Mali piyasalarda kısa sürede sert hareketler, dalgalanmalar yaşadık. Hem döviz kurlarında hem de faiz oranlarında... Yılbaşından bu yana rakamlara tekrar göz atalım.
Yeni yılın ilk iş gününde doların piyasadaki değeri 3,87 TL idi. Cuma akşamı itibariyle ise bu rakam 4,80 TL düzeyindeydi. Türkçesi 6,5 aylık süreçte dolar kuru yüzde 24 yükseldi.
Bu yükseliş nedeniyle özel sektörün ödeyeceği dış borçlar üzerinde 230 milyar TL’lik ek yük oluştu. Kamu kesiminin dış borç yükü de 90 milyar TL civarında büyüdü.
Faizler için tablo daha vahim diyebiliriz. Şöyle ki, yeni yıla girerken Merkez Bankası’nın bankalara verdiği fonların ortalama faizi yüzde 8,5 civarındaydı.
Şimdi ise yüzde 17,75. Bankaların ortalama fonlama maliyeti yüzde 40 yükseldi. Hazine, yüzde 12-13’lerle borçlanırken şimdi ise yüzde 20 seviyelerinde faizle borçlanıyor.
Enflasyon oranı iki haneyi zorluyordu. Şimdi yüzde 15,4 seviyesinde. Üretici enflasyonu da yüzde 23,7 düzeyinde. Üretici fiyatlarındaki enflasyonun tüketici enflasyonuna yansıması endişesi, düşüş bir tarafa yüzde 20’lerin geçileceği endişesini doğuruyor.
Bütün bu olup bitenler, bankaların şirketlere olan bakışını, yaklaşımını etkiliyor. Bir bankanın genel müdürü, bu değişimi şöyle anlatıyor: “Birkaç ay öncesine kadar kurlardaki yükseliş odağımızdaydı.
Bu yüzden döviz borcu olan şirketlere bakıyor ve riskimizi hesaplamaya çalışıyorduk. Şimdi sadece döviz borcu olanlara değil, yüksek borçlu olan bütün şirketlere odaklandık.”
Bu değişimin nedeni nedir? Bankaların topladığı mevduatın faiz oranları, 1 milyon ve üzeri tutarlar için yüzde 19-20 aralığında.
Bu oranın üzerine operasyonel maliyetleri, kredi riskini eklediğinizde kredi maliyetleri yüzde 25-26’ya ulaşıyor. Bir bankanın kredilerden sorumlu genel müdür yardımcısı, “Bu oran asgari düzeyde. Yüzde 30-32 ile kredi kullanan büyük şirketler var” diyor.

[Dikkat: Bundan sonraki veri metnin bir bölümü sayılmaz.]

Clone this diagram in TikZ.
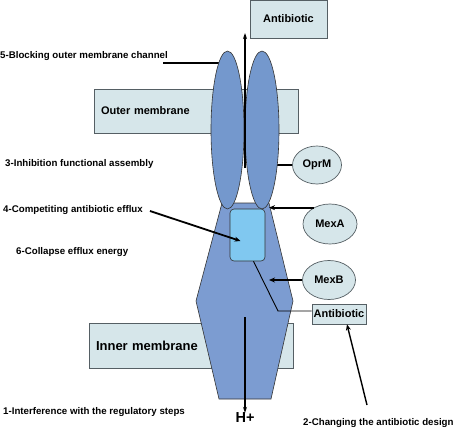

Ekonomiden daralma sinyallerinin geldiği bir ortamda, bu kadar yüksek maliyetle borçlanan şirketlerin bankacıları neden endişelendirdiğini sorgulayalım. Yükselen faizler kime yarıyor? Şirketler, doğal olarak kredi maliyetlerinin yükselmesi karşısında şikayetçi. Üstelik, hem satışlarda hem de tahsilatlarda sıkıntı yaşanıyor.
Siyasi otorite zaten şikayetçi ve sürekli dile getiriyor. Bankacılar da şikayetçi. Neden mi? Bir bankanın müdürü, şikayet nedenini şöyle anlatıyor: “Aktiflerimizin yani kredi ve tahvil/bono portföyümüzün yüzde 75’i orta ve uzun vadeli.
Buradaki faizleri de hemen istediğiniz gibi günlük oranlara uyarlayamıyorsunuz. Örneğin altı ay vadeli konut veya otomobil kredisi kullanan var mı? Proje finansman kredileri 7-10 yılı buluyor.
Ama büyük bir bölümü mevduattan oluşan pasiflerimizin yüzde 75’i kısa vadeli. 32 günü aşan TL mevduatı yapan var mı? Buradaki maliyetler de sürekli yükseliyor.”
Sonuçta, mevduat faizleri düşmeden kredi faizlerinin düşmeyeceği tekrar ediliyor. Mevduat faizlerini aşağı çekecek temel faktörün de enflasyondaki düşüş olduğu ısrarla belirtiliyor. Tabii, bu değerlendirmelerin isim vermeden yapıldığını kaydetmemiz gerekiyor.
Bir bankacı, “Enflasyonun düşmesi, faizleri düşürecektir. Buna da en çok biz sevineceğiz. Çünkü faiz yükselişinde değil düşüşünde para kazandığımızı biliyoruz” ifadesini paylaşıyor.